→ What is needed:
Print the lines of the listing below verbatim from its first line through the line bearing "229, 208, 187];". Any pictures are to be omitted.

→ Data:
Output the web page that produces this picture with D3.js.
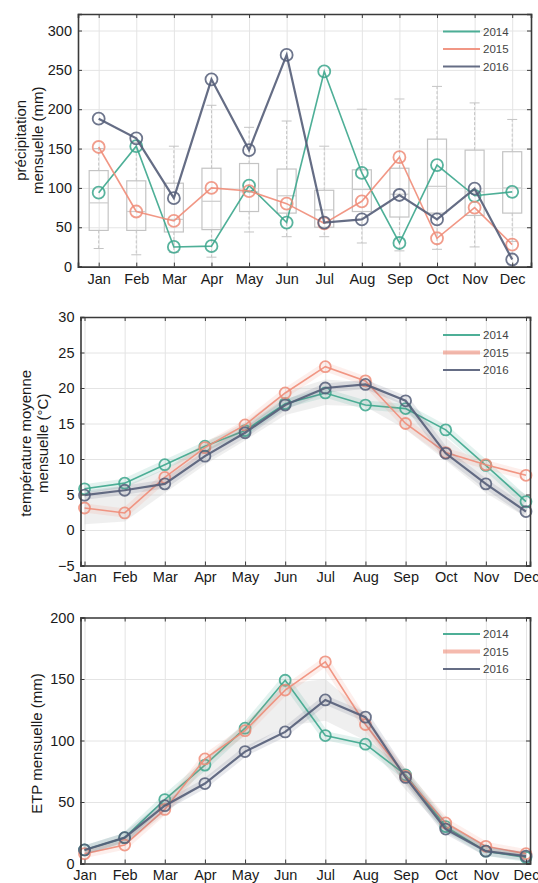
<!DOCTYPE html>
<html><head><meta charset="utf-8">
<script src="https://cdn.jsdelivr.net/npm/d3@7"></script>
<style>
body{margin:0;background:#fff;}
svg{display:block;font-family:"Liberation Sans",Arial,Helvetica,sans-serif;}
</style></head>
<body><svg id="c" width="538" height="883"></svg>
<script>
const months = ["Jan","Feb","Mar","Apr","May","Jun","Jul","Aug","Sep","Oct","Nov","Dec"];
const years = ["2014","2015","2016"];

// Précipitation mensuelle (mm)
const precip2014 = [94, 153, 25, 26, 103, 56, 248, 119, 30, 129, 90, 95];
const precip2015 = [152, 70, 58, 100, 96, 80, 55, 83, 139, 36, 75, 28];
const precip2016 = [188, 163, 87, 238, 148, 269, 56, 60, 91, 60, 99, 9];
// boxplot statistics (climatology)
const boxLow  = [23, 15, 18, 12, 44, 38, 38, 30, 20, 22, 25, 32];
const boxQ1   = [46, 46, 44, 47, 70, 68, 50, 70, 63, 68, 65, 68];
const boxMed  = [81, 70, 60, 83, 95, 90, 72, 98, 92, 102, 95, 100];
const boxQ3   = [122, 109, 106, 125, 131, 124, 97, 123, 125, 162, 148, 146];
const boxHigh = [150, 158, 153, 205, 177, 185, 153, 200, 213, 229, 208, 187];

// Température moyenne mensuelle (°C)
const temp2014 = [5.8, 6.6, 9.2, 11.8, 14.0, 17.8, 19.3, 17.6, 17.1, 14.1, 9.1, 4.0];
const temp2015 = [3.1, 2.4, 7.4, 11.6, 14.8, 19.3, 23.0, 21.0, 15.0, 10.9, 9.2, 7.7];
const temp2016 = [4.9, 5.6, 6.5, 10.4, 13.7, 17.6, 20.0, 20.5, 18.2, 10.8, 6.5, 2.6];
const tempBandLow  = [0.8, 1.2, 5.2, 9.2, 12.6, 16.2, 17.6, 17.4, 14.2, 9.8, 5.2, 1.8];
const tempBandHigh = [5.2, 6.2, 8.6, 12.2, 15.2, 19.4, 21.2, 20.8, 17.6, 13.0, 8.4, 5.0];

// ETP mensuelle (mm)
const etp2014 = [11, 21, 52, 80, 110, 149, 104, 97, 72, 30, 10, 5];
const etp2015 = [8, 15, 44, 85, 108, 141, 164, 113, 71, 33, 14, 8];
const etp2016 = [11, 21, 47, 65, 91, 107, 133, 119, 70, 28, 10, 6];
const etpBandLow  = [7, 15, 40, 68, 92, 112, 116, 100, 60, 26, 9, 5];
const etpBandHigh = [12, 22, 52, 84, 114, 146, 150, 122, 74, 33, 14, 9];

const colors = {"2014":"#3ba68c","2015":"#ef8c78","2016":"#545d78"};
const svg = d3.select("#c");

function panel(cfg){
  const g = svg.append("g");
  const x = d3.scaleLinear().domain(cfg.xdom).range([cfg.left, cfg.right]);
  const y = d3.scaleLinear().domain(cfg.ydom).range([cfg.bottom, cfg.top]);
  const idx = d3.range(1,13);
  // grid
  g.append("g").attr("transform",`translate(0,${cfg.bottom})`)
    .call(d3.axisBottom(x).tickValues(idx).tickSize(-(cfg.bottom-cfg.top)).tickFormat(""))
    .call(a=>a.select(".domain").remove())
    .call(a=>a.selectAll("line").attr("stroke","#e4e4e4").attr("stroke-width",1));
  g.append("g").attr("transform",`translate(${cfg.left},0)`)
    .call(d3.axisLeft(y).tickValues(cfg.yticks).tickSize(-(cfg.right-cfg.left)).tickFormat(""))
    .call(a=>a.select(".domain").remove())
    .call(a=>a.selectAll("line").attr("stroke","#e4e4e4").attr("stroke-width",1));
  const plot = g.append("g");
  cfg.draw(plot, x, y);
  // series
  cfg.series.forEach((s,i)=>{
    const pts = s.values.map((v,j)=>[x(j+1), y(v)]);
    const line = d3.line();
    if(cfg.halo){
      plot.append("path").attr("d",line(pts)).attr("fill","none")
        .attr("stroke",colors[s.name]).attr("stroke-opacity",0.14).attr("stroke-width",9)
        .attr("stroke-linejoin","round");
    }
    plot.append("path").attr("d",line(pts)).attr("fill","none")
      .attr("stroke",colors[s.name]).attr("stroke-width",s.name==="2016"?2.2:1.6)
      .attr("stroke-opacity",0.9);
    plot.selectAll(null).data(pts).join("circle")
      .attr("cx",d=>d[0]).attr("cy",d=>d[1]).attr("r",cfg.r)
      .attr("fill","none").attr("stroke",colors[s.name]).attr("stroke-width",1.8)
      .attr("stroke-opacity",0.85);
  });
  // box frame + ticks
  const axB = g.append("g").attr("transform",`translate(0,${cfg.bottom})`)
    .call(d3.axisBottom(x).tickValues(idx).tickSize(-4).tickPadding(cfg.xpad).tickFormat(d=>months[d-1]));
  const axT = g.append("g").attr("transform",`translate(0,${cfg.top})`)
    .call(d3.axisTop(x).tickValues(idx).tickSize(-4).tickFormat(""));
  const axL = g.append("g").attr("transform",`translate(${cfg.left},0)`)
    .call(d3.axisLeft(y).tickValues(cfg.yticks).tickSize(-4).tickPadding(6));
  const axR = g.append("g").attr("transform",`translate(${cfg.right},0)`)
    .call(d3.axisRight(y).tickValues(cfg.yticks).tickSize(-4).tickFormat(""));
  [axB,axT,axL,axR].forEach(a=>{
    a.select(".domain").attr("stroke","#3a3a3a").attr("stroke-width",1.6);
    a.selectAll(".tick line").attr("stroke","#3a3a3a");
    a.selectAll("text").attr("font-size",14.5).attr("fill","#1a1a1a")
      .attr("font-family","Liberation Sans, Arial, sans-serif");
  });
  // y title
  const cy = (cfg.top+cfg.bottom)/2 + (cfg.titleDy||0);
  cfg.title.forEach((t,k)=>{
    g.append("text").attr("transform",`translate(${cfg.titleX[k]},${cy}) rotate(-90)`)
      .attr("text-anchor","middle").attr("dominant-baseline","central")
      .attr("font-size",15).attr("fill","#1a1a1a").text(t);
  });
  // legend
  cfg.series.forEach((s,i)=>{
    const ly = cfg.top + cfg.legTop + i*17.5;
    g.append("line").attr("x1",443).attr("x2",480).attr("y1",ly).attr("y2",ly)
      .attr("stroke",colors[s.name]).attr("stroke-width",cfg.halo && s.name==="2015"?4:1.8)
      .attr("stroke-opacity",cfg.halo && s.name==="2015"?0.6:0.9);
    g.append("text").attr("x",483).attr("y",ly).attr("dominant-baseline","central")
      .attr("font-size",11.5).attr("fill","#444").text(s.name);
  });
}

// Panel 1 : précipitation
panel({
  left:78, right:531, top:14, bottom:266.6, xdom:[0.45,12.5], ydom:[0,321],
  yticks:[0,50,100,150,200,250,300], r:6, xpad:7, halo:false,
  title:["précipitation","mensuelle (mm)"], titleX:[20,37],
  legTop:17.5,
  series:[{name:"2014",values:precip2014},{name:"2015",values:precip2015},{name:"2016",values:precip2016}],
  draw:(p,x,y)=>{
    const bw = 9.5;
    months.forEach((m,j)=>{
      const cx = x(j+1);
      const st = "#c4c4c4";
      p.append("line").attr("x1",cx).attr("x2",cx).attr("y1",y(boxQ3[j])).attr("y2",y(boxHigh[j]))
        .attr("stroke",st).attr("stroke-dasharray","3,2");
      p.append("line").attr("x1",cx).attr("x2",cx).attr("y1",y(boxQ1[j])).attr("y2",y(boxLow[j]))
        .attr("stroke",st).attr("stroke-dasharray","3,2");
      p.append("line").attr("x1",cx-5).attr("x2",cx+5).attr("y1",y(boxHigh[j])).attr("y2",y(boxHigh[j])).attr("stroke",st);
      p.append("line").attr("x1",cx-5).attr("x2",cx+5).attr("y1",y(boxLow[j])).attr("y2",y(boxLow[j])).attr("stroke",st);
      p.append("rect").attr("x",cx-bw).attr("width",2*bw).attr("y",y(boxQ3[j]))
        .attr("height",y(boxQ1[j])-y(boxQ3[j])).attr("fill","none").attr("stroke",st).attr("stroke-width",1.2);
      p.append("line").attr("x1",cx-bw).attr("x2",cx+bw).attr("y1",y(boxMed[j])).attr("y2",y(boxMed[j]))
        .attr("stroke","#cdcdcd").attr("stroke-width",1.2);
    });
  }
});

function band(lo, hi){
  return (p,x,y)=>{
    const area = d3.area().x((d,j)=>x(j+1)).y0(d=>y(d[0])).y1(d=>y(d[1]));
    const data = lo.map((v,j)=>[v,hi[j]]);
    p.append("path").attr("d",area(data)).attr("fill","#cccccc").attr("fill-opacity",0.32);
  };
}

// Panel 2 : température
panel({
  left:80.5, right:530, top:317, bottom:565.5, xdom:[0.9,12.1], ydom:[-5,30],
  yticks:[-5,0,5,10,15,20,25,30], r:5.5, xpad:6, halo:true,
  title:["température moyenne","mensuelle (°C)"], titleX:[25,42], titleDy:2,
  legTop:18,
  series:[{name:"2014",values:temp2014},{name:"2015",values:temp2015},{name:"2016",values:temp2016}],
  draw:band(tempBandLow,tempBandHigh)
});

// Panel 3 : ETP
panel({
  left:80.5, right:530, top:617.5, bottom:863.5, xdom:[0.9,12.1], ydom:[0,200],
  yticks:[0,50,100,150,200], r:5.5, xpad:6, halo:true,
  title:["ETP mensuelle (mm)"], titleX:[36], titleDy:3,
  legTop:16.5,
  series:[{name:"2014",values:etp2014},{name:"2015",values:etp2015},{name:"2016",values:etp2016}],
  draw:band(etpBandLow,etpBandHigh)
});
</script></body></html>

→ Solution for this task:
Output the web page that produces this picture with D3.js.
<!DOCTYPE html>
<html><head><meta charset="utf-8">
<script src="https://cdn.jsdelivr.net/npm/d3@7"></script>
<style>
body{margin:0;background:#fff;}
svg{display:block;font-family:"Liberation Sans",Arial,Helvetica,sans-serif;}
</style></head>
<body><svg id="c" width="538" height="883"></svg>
<script>
const months = ["Jan","Feb","Mar","Apr","May","Jun","Jul","Aug","Sep","Oct","Nov","Dec"];
const years = ["2014","2015","2016"];

// Précipitation mensuelle (mm)
const precip2014 = [94, 153, 25, 26, 103, 56, 248, 119, 30, 129, 90, 95];
const precip2015 = [152, 70, 58, 100, 96, 80, 55, 83, 139, 36, 75, 28];
const precip2016 = [188, 163, 87, 238, 148, 269, 56, 60, 91, 60, 99, 9];
// boxplot statistics (climatology)
const boxLow  = [23, 15, 18, 12, 44, 38, 38, 30, 20, 22, 25, 32];
const boxQ1   = [46, 46, 44, 47, 70, 68, 50, 70, 63, 68, 65, 68];
const boxMed  = [81, 70, 60, 83, 95, 90, 72, 98, 92, 102, 95, 100];
const boxQ3   = [122, 109, 106, 125, 131, 124, 97, 123, 125, 162, 148, 146];
const boxHigh = [150, 158, 153, 205, 177, 185, 153, 200, 213, 229, 208, 187];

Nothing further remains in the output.